There is no blame to be assigned. And we may never know why the Kims pressed on rather than turning around.
Yet, we in Baker County know all too well that paved mountain roads can be impassable in winter due to snow.
But the Kims were from the California Bay Area, a place where travel concerns are different. Just imagine dropping a seasoned Baker County local on the roads of that region; could he or she tell Emeryville from Oakland, Sausalito from San Mateo?
Maybe with the help of a map.
Oregon's official highway map notes the Bear Camp Road the Kims were traveling is closed in winter.
A decade-old copy of the same highway map doesn't, indicating someone at the state realized even a small warning was worth noting on the map.
Here's the rub, though: the latest highway map, while indicating Bear Camp as closed, offers no similar designation to the Elkhorn and Hells Canyon scenic byways.
Portions of both those roads are closed in winter something Mapquest.com failed to account for even after adjusting the search for seasonal closures.

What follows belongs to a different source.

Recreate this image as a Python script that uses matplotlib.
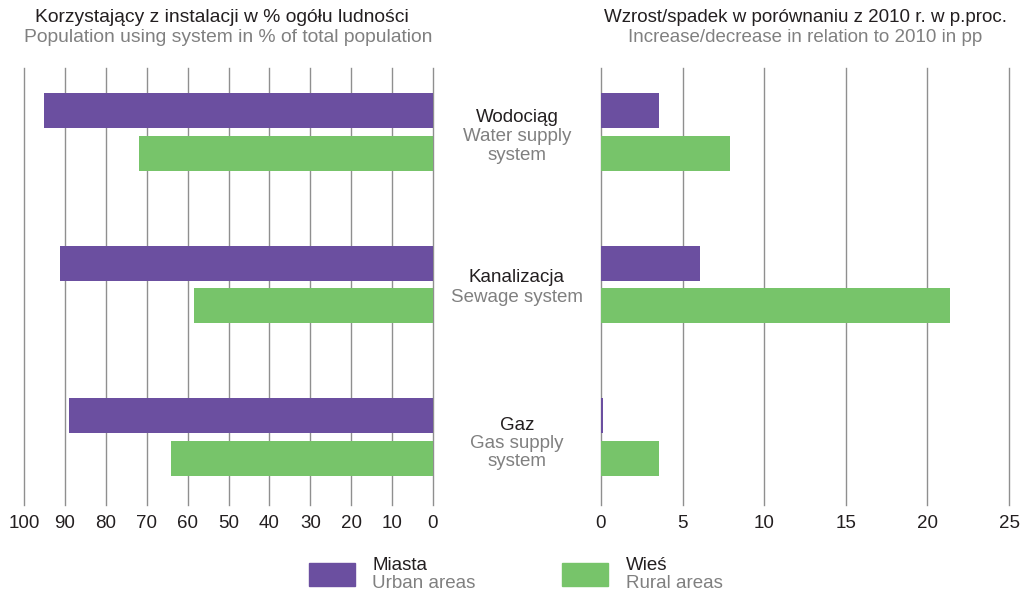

In both cases, roadside signs note the roads are closed in winter. And even if you miss the sign, there's no substitute for common sense as the snow packs up under your bumper.
But it would behoove Oregon, where tourism is both an economic force and impetus for in-migration, to do everything in its power to arm visitors with the best possible information.
At the very least, the Oregon Department of Transportation should work with counties and federal agencies to inventory and note all paved roads in the state that are closed in a typical winter due to snow.
But in an era of computer maps and on-board navigation, the state could further direct service providers to take note of these roads. It might even be possible for the state to legislate that Web- and satellite-navigation services take note of an official list of roads as closed in winter.
Or perhaps, in an era of such marvels as GPS and Internet mapping, we should remain humbled by their fallibility.,
No one would advise a traveler in Granite to get to Ukiah in December by way of the North Fork of the John Day River.
But both Mapquest and the official highway map of Oregon show it is possible.